Вздернула Вера гривастой головой: воистину настоящий. Жизнь прожила, как песню пропела. Не прожила, не прожила, не прожила, себя же поправила. Какие
годы, пятьдесят лет? Самое, самое… Дальше может быть только лучше… Болезни, старость – глупости. Ничего этого у нее не будет. Она до конца будет на ногах и умрет ночью, как мама… Как праведница…
…Сейчас Вера Ивановна сидела на лавочке, ощущая боль в позвоночнике. Верный носитель ее крупного тела как-то враз застонал от тяжести, просто требовал, чтобы она легла. Но уйти было невозможно. Ее держала эта женщина с плохими волосами, с нездоровым цветом лица, вся согнутая под широкой вязаной шалью. И смотрела она на нее так, будто хотела разглядеть в ней что-то ей одной желаемое. А она, Вера Ивановна, вместо того, чтобы сказать: «Что это вы на меня уставились?» – истончалась, истончалась, превращаясь в предмет простой и прозрачный, видимый насквозь. И еще вдруг выяснилось: Вера Ивановна, оказывается, держала в руках эту проклятую книжонку, из-за которой все началось. И теперь она не знала, что с ней делать.

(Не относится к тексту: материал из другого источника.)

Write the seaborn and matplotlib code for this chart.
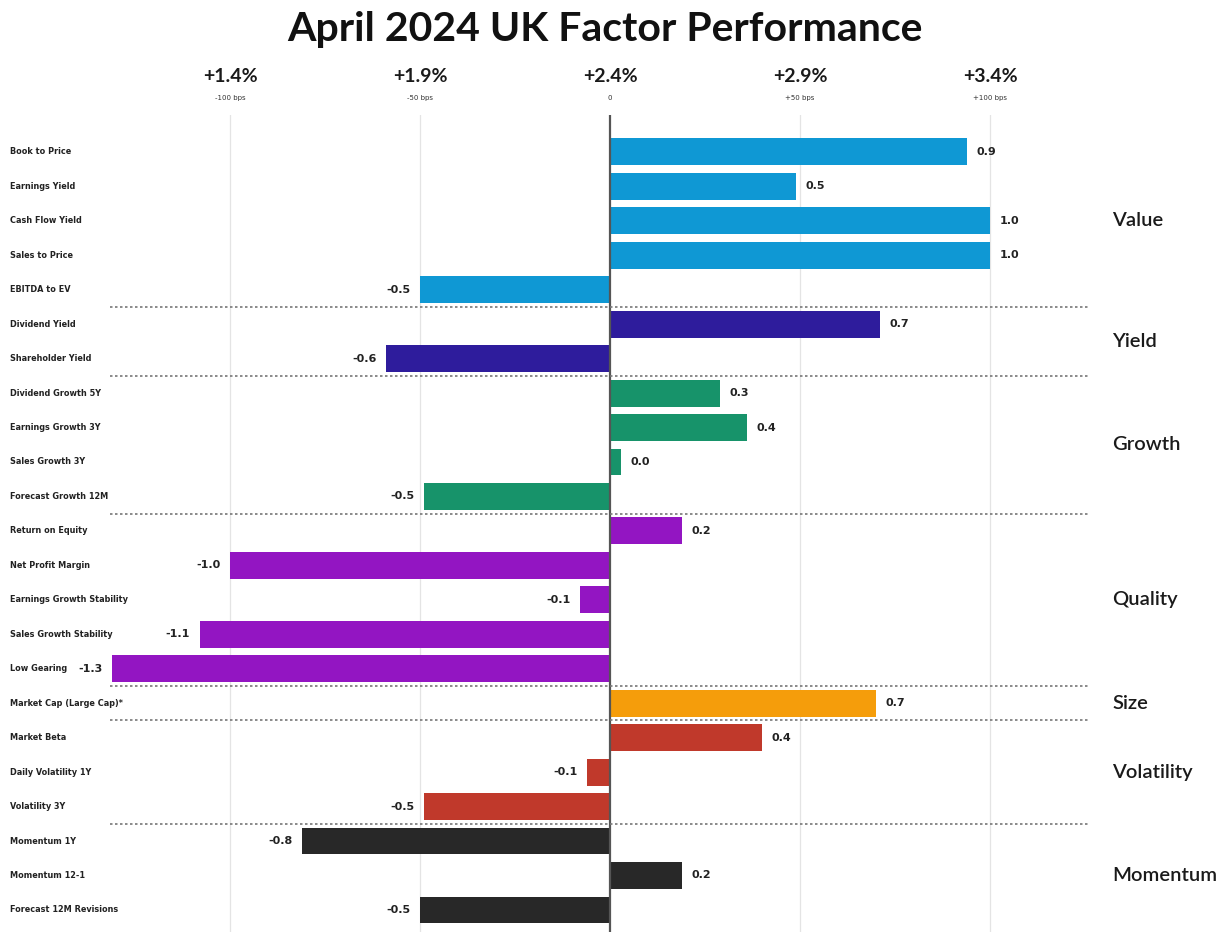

– Про что пишешь? – спросила Вера Ивановна неестественным голосом.
– Про наше с тобой детство, – ответила Эля. «Ай!» – мысленно вскрикнула Вера Ивановна и опять рассердилась на себя…
– Как интересно! – сказала она и открыла обложку. Опершись культей на деревянную ногу, стоял на титульном рисунке Федя-инвалид. И в руке его была занесенная над Вериной головой палка.

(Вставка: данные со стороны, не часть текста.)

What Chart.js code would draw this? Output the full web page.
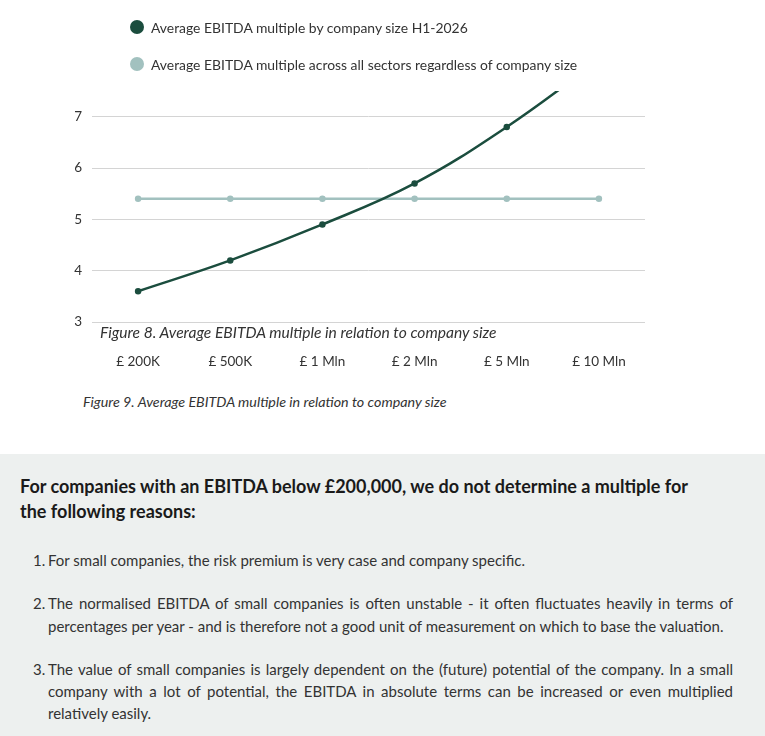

Вечером, неожиданно для администрации санатория, уезжала пара. Вызванный из дома директор не мог понять причины отъезда, нервничал и требовал написать, что претензий на обслуживание, лечение и питание у отъезжающих нет. Коля тут же взялся за ручку, действительно нет у них претензий. Но Вера Ивановна посмотрела на него так, что он тут же ручку положил. А значит, получалось, претензии есть, но о них не хотят говорить.

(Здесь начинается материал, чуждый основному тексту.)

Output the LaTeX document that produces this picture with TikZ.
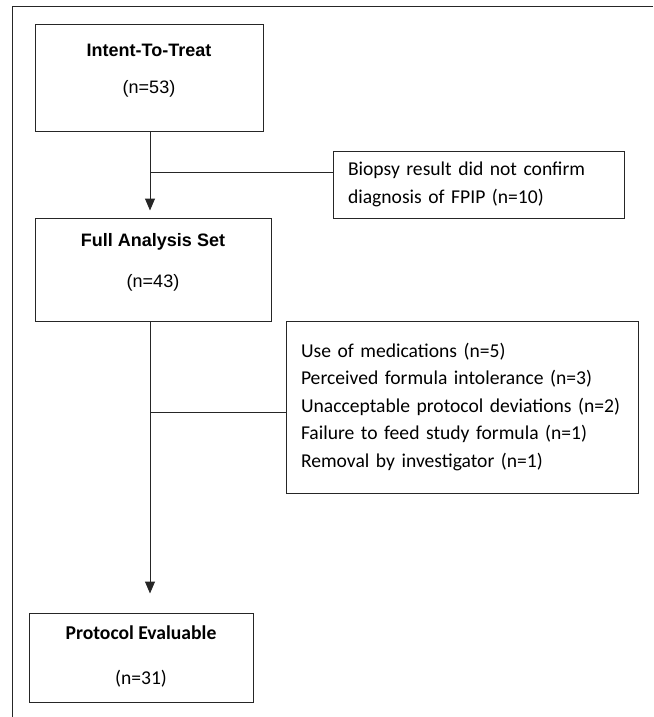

– Ну что? Что? – нервничал директор.
Вера Ивановна пожала плечами. Такое просто сделала движение, но ломило плечи, как при гриппе…
Муж ничего не понимал, но Вера Ивановна такой человек… Раз она сказала: «Ноги моей тут не будет», то уже и обсуждать нечего. Коля нес за женой чемоданы, мысленно доигрывая неоконченную партию в шахматы.
Вера же Ивановна не думала ни о чем. Спугнутые с насиженных мест мысли бились в поисках выхода, мешали друг другу, родилась злость, потом паника, потом ненависть, потом возмущение миром, в котором царствует несправедливость.
– Сволочь одноногая, – тихо сказала она. – Ах ты сволочь.
– Да уж, да уж, – ответил Коля. – Холодает… Год на год не приходится.
Хотелось ударить мужа, ударить сильно, ногой, ударить глохнущего и слабого, не могущего изменить ни обстоятельств времени, ни обстоятельств места, ни обстоятельств действия. Может, из-за таких бесхарактерных и безвольных, как он, и жила на свете та, которой правильнее было бы умереть в цыганской подводе?
Кто ж еще смел наворожить Эльке жизнь? Кто?